Quantum Computing’s Potential
While still in its nascent stages and largely theoretical for direct drone integration, quantum computing holds immense, long-term potential that could eventually impact processor design and capability. Quantum processors, by leveraging principles of quantum mechanics, could tackle certain types of computational problems—such as complex optimization challenges (e.g., global path planning for drone swarms, ultra-efficient logistics, or advanced material simulations for drone design)—that are intractable for even the most powerful classical computers. Though direct onboard quantum processors are far in the future due to size and environmental requirements, the algorithms and insights derived from quantum computing could influence classical processor design or be accessed via quantum cloud services, revolutionizing the computational backbone of future drone intelligence and operational efficiency in ways we are only beginning to imagine.
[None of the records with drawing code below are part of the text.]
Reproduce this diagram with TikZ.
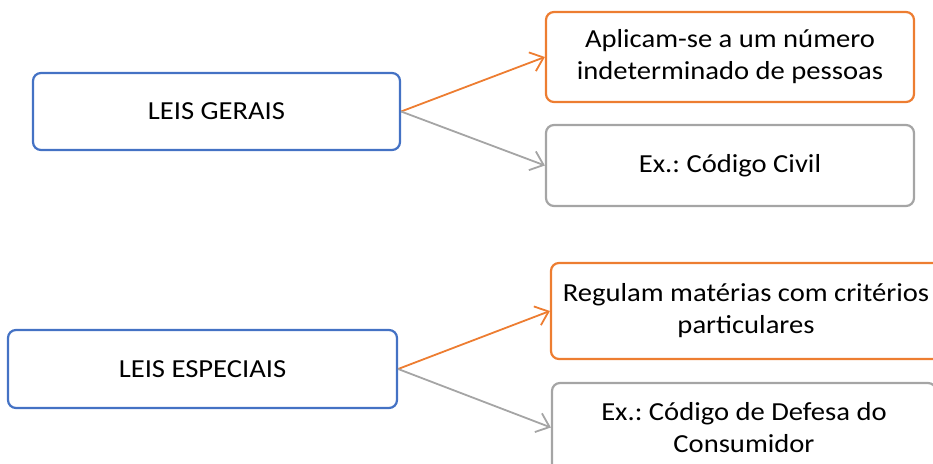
\documentclass[tikz,border=0pt]{standalone}
\usepackage{fontspec}
\setmainfont{Carlito}[FakeStretch=1.1]
\usetikzlibrary{arrows.meta}
\definecolor{azul}{HTML}{4472C4}
\definecolor{laranja}{HTML}{ED7D31}
\definecolor{cinza}{HTML}{A5A5A5}
\frenchspacing
\begin{document}
\begin{tikzpicture}[x=1bp,y=-1bp,line join=round,
    caixa/.style={draw=#1,rounded corners=8bp,line width=2.2bp,text=black,align=center,inner sep=0pt,
      font=\fontsize{26bp}{32bp}\selectfont},
    seta/.style={draw=#1,-{Straight Barb[length=12bp,width=20bp]},line width=1.8bp}]
    \useasboundingbox (0,0) rectangle (933,464);
    \clip (0,0) rectangle (933,464);
    % leis gerais
    \node[caixa=azul,minimum width=367bp,minimum height=77bp] (gerais) at (216.5,111.5) {LEIS GERAIS};
    \node[caixa=laranja,minimum width=368bp,minimum height=90bp] (aplicam) at (730,57) {Aplicam-se a um número\\indeterminado de pessoas};
    \node[caixa=cinza,minimum width=368bp,minimum height=81bp] (civil) at (730,165.5) {Ex.: Código Civil};
    \draw[seta=laranja] (gerais.east) -- (aplicam.west);
    \draw[seta=cinza] (gerais.east) -- (civil.west);
    % leis especiais
    \node[caixa=azul,minimum width=389bp,minimum height=78bp] (especiais) at (202.5,369) {LEIS ESPECIAIS};
    \node[caixa=laranja,minimum width=390bp,minimum height=96bp] (regulam) at (746,311) {Regulam matérias com critérios\\particulares};
    \node[caixa=cinza,minimum width=384bp,minimum height=89bp] (consumidor) at (744,427.5) {Ex.: Código de Defesa do\\Consumidor};
    \draw[seta=laranja] (especiais.east) -- (regulam.west);
    \draw[seta=cinza] (especiais.east) -- (consumidor.west);
\end{tikzpicture}
\end{document}
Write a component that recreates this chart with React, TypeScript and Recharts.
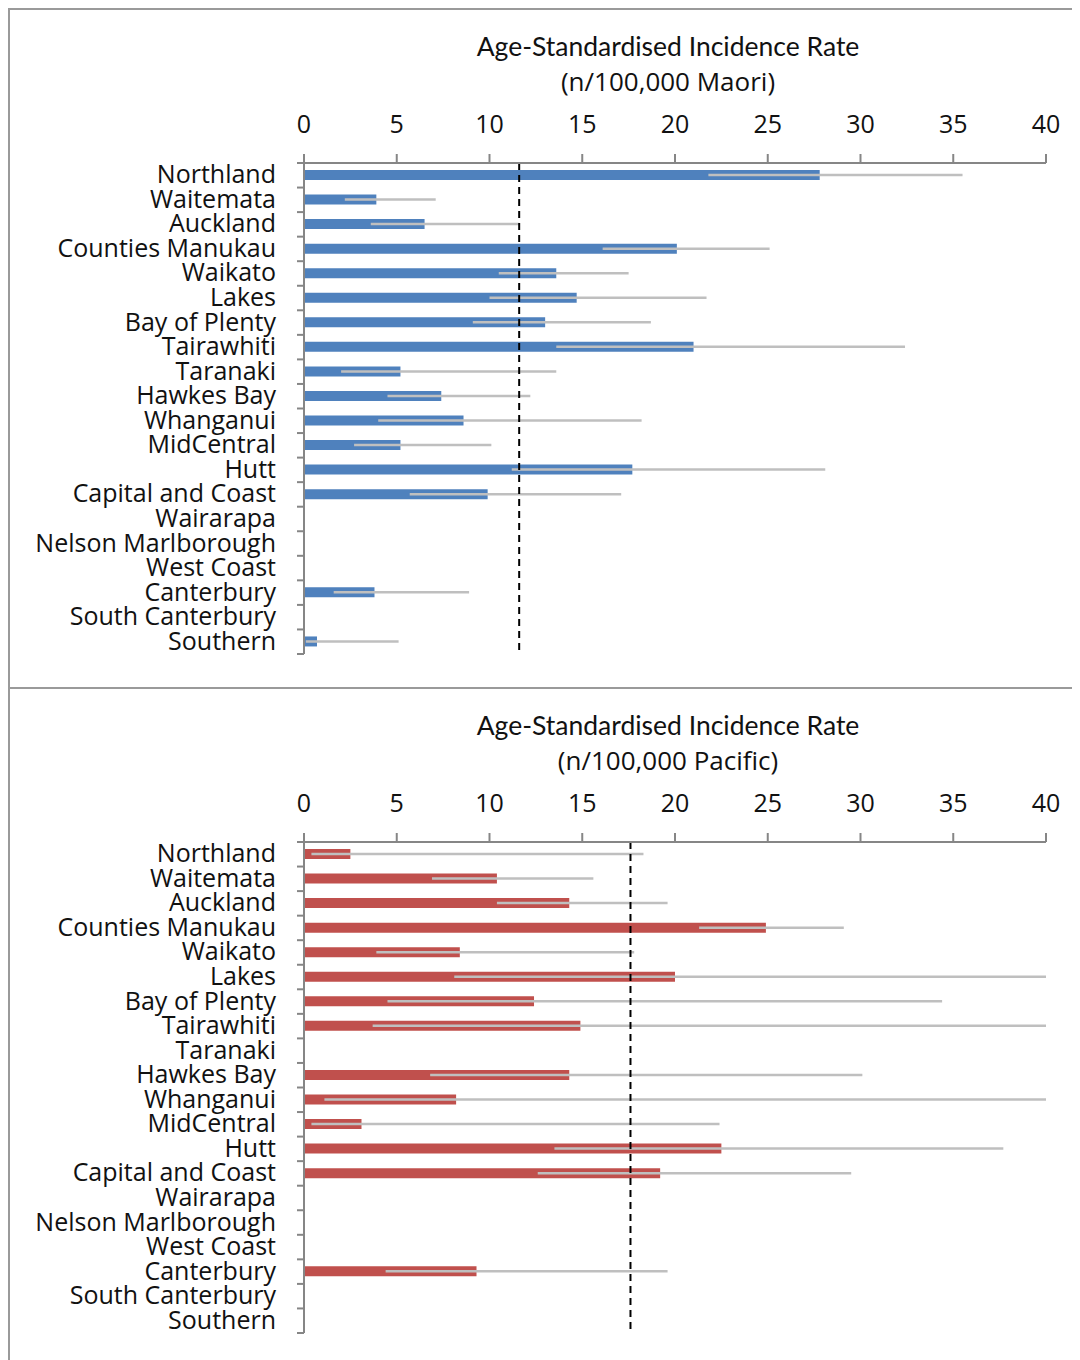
import React from "react";
import {
  BarChart,
  Bar,
  XAxis,
  YAxis,
  ErrorBar,
  ReferenceLine,
} from "recharts";

const regions = [
  "Northland",
  "Waitemata",
  "Auckland",
  "Counties Manukau",
  "Waikato",
  "Lakes",
  "Bay of Plenty",
  "Tairawhiti",
  "Taranaki",
  "Hawkes Bay",
  "Whanganui",
  "MidCentral",
  "Hutt",
  "Capital and Coast",
  "Wairarapa",
  "Nelson Marlborough",
  "West Coast",
  "Canterbury",
  "South Canterbury",
  "Southern",
];

const xTicks = [0, 5, 10, 15, 20, 25, 30, 35, 40];

// Maori rates with 95% CI
const maoriRate = [27.8, 3.9, 6.5, 20.1, 13.6, 14.7, 13.0, 21.0, 5.2, 7.4, 8.6, 5.2, 17.7, 9.9, null, null, null, 3.8, null, 0.7];
const maoriLow = [21.8, 2.2, 3.6, 16.1, 10.5, 10.0, 9.1, 13.6, 2.0, 4.5, 4.0, 2.7, 11.2, 5.7, null, null, null, 1.6, null, 0.1];
const maoriHigh = [35.5, 7.1, 11.6, 25.1, 17.5, 21.7, 18.7, 32.4, 13.6, 12.2, 18.2, 10.1, 28.1, 17.1, null, null, null, 8.9, null, 5.1];
const maoriNational = 11.6;

// Pacific rates with 95% CI (upper limits past 40 are cut at the axis)
const pacificRate = [2.5, 10.4, 14.3, 24.9, 8.4, 20.0, 12.4, 14.9, null, 14.3, 8.2, 3.1, 22.5, 19.2, null, null, null, 9.3, null, null];
const pacificLow = [0.4, 6.9, 10.4, 21.3, 3.9, 8.1, 4.5, 3.7, null, 6.8, 1.1, 0.4, 13.5, 12.6, null, null, null, 4.4, null, null];
const pacificHigh = [18.3, 15.6, 19.6, 29.1, 17.8, 40, 34.4, 40, null, 30.1, 40, 22.4, 37.7, 29.5, null, null, null, 19.6, null, null];
const pacificNational = 17.6;

const AXIS = "#868686";
const LABEL_FONT = "'Open Sans', sans-serif";
const TITLE_FONT = "Lato, sans-serif";

type Row = { name: string; rate: number | null; err: number[] | null };

const buildRows = (
  rate: (number | null)[],
  low: (number | null)[],
  high: (number | null)[]
): Row[] =>
  regions.map((name, i) => {
    const v = rate[i];
    const lo = low[i];
    const hi = high[i];
    return {
      name,
      rate: v,
      err: v == null || lo == null || hi == null ? null : [v - lo, hi - v],
    };
  });

const TICK_SIZE = 6;
const TICK_MARGIN = 22;

const CategoryTick = (props: any) => {
  const { x, y, payload, index } = props;
  const half = payload && payload.offset ? payload.offset : 12.3;
  const axisX = x + TICK_SIZE + TICK_MARGIN;
  return (
    <g>
      <line x1={axisX - 7} x2={axisX} y1={y - half} y2={y - half} stroke={AXIS} strokeWidth={2} />
      {index === regions.length - 1 && (
        <line x1={axisX - 7} x2={axisX} y1={y + half} y2={y + half} stroke={AXIS} strokeWidth={2} />
      )}
      <text
        x={x}
        y={y}
        dy={8}
        textAnchor="end"
        fontFamily={LABEL_FONT}
        fontSize={25}
        fill="#111"
      >
        {payload.value}
      </text>
    </g>
  );
};

type PanelProps = {
  subtitle: string;
  rows: Row[];
  national: number;
  color: string;
  height: number;
};

const Panel = ({ subtitle, rows, national, color, height }: PanelProps) => {
  return (
    <div
      style={{
        position: "relative",
        width: 1070,
        height,
        borderTop: "2px solid #9a9a9a",
        borderLeft: "2px solid #9a9a9a",
      }}
    >
      <div
        style={{
          position: "absolute",
          left: 358,
          width: 600,
          top: 19,
          textAlign: "center",
          fontFamily: TITLE_FONT,
          fontSize: 26.5,
          lineHeight: "34px",
          color: "#111",
        }}
      >
        Age-Standardised Incidence Rate
      </div>
      <div
        style={{
          position: "absolute",
          left: 358,
          width: 600,
          top: 54,
          textAlign: "center",
          fontFamily: LABEL_FONT,
          fontSize: 26,
          lineHeight: "34px",
          color: "#111",
        }}
      >
        {subtitle}
      </div>
      <BarChart
        width={1070}
        height={height}
        data={rows}
        layout="vertical"
        barSize={10}
        margin={{ top: 93, right: 34, bottom: height - 644, left: 34 }}
      >
        <XAxis
          type="number"
          orientation="top"
          domain={[0, 40]}
          ticks={xTicks}
          allowDataOverflow
          height={60}
          stroke={AXIS}
          strokeWidth={2}
          tickSize={9}
          tickMargin={21}
          tick={{ fill: "#111", fontSize: 25, fontFamily: LABEL_FONT }}
        />
        <YAxis
          type="category"
          dataKey="name"
          width={260}
          interval={0}
          stroke={AXIS}
          strokeWidth={2}
          tickLine={false}
          tickSize={TICK_SIZE}
          tickMargin={TICK_MARGIN}
          tick={<CategoryTick />}
        />
        <Bar dataKey="rate" fill={color} isAnimationActive={false}>
          <ErrorBar
            dataKey="err"
            direction="x"
            width={0}
            stroke="#bfbfbf"
            strokeWidth={2.5}
            isAnimationActive={false}
          />
        </Bar>
        <ReferenceLine
          x={national}
          stroke="#000"
          strokeWidth={2}
          strokeDasharray="7 5"
        />
      </BarChart>
    </div>
  );
};

const App = () => {
  return (
    <div style={{ width: 1072 }}>
      <Panel
        subtitle="(n/100,000 Maori)"
        rows={buildRows(maoriRate, maoriLow, maoriHigh)}
        national={maoriNational}
        color="#4f81bd"
        height={677}
      />
      <Panel
        subtitle="(n/100,000 Pacific)"
        rows={buildRows(pacificRate, pacificLow, pacificHigh)}
        national={pacificNational}
        color="#c0504d"
        height={671}
      />
    </div>
  );
};

export default App;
Energy Efficiency and Miniaturization
A continuous and critical thrust in processor innovation for drones is the relentless pursuit of greater energy efficiency and miniaturization. For drones, every gram of weight and every milliwatt of power consumed directly impacts flight time, payload capacity, and operational range. Future processors will need to deliver ever-increasing computational power within smaller form factors, consuming less energy, to enable longer missions, carry heavier or more sophisticated sensors, and integrate into micro-drone platforms. Advances in semiconductor manufacturing, low-power architectures, and specialized processing cores will be key to achieving these goals, pushing the boundaries of what ultra-compact, high-performance drones can accomplish in diverse applications, from extended environmental surveillance to complex indoor inspections. The drive for efficient processing is not just about speed; it’s about enabling entirely new categories of drone applications and extending the operational envelope of existing ones.